Get Nice Holdings (64 HK) (Mkt Cap: $0.2bn; Liquidity: <$1mn)

GNH has announced its Hung Hon Man (CEO), with 29.99%, has made a voluntary cash offer of HK$0.17/share, a tiny premium to the undisturbed price. The Offer is conditional on Hung and Concert Parties holding more than 50% of the voting rights in GNH. GNH holds 72.99% in Get Nice Financial (1469 HK) (GNF). Should the Offer for GNH turn unconditional, the Offeror would be obligated to make a downstream Offer for GNF. That Offer price will be HK$0.4726/share, a 33.44% discount to last close.

  • If someone wanted to buy a portfolio of securities and loans cheaply, this is the way to do it. When stocks like this get an offer, often they see increased stickiness at the price. One can often, such as an activist, buy a bigger stake in the company around such events. However, the major shareholder has an effective blocking stake. And this is not a particularly liquid arb situation. I would avoid.
  • UPDATE. Hung Hon Man bought 0.04% in the market, triggering an MGO. It's an unattractive Offer price and distinctly possible no one tenders. One possible angle: by the Offeror nudging above 30%, and should that level remain static as at the close of the Offer, he is now guaranteed to be able to add 2% per year under the creeper rule. That option was not afforded previously when he held <30%. The announcement says he may buy more shares in the open market - my guess is that he will continue to do so at HK$0.17/share.

(link to my insight: Get Nice (64 HK)'s VGO. Possible Downstream Offer For Get Nice (1469 HK))


Sawada Holdings (8699 JP) (Mkt Cap: $0.3bn; Liquidity: $1mn)

Sawada Holdings itself has finally issued a press release with an opinion statement regarding the Tender Offer, that is will be unable to obtain prior approval from the Central Bank of Mongolia. Oops.

  • Travis would, on the news. was inclined to sell into strength into the mid JPY 900s. But not to short. He would be inclined also to buy on significant weakness. If the price is very low, the residual breakeven price on a successful tender is VERY VERY low. Khan Bank has been the major facilitator of the political whims of the powers-that-be this year. They are probably owed a political break. But it is not clear that META Capital is going to be the one to capitalise on this one.

(link to Travis' insight: Sawada Holdings - Still A Long But.... )


In Fujitsu Frontech – An Updated Look at the Valuation and Tender Extension, Mio Kato reckoned that the stock is essentially at terms, and that the downside risk of the bet is not especially great in our opinion.
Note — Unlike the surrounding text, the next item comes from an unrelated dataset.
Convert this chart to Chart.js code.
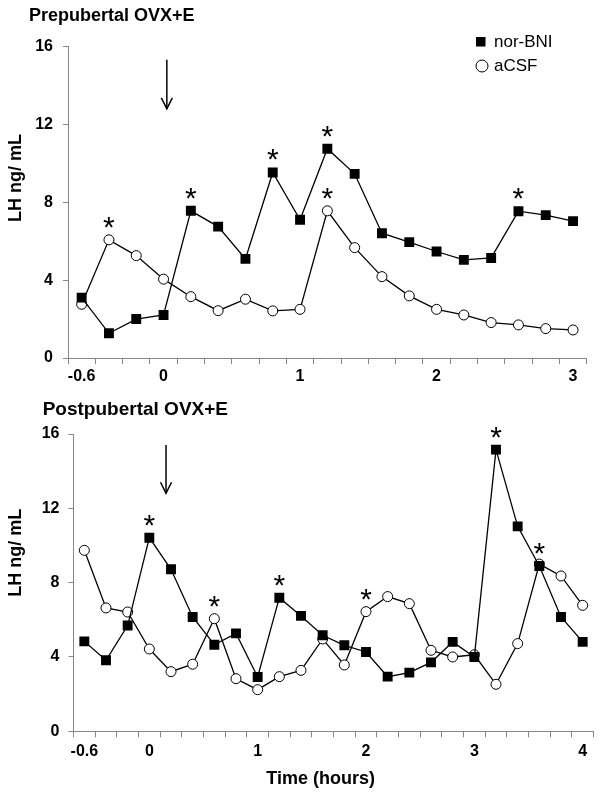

This does not seem like a deal worth wasting management time on haggling, especially given that the initial offer was decidedly a low-ball in our opinion. If the tender looks like failing, we believe a bump will come through. In addition to Fujitsu Frontech (6945 JP), Mio took at look at Fujitsu General (6755 JP) in Fujitsu General – 36% Above December Levels, What’s the Trade Now?


Baring - the Bidder for Hexaware Technologies (HEXW IN) (also known as HT Global IT Solutions Holdings Limited) announced that they had accepted the Discovered Price of Rs. 475/share. The Acquirer will now purchase 87,286,523 shares - 91.16% of the fully paid up capital - which is the number of shares validly tendered at or below the Discovered Price in the Reverse Book Build portion of the Delisting Offer. Given interest rates in India, and the normal lack of leverage available, one should likely not bid higher than INR 465/share for any shares. If the shares fall to INR 456.50/share or so, Travis would be a buyer. That would represent a 4% nominal return until INR 475/share. Hexaware Tech Done at INR 475. Now For The Residual.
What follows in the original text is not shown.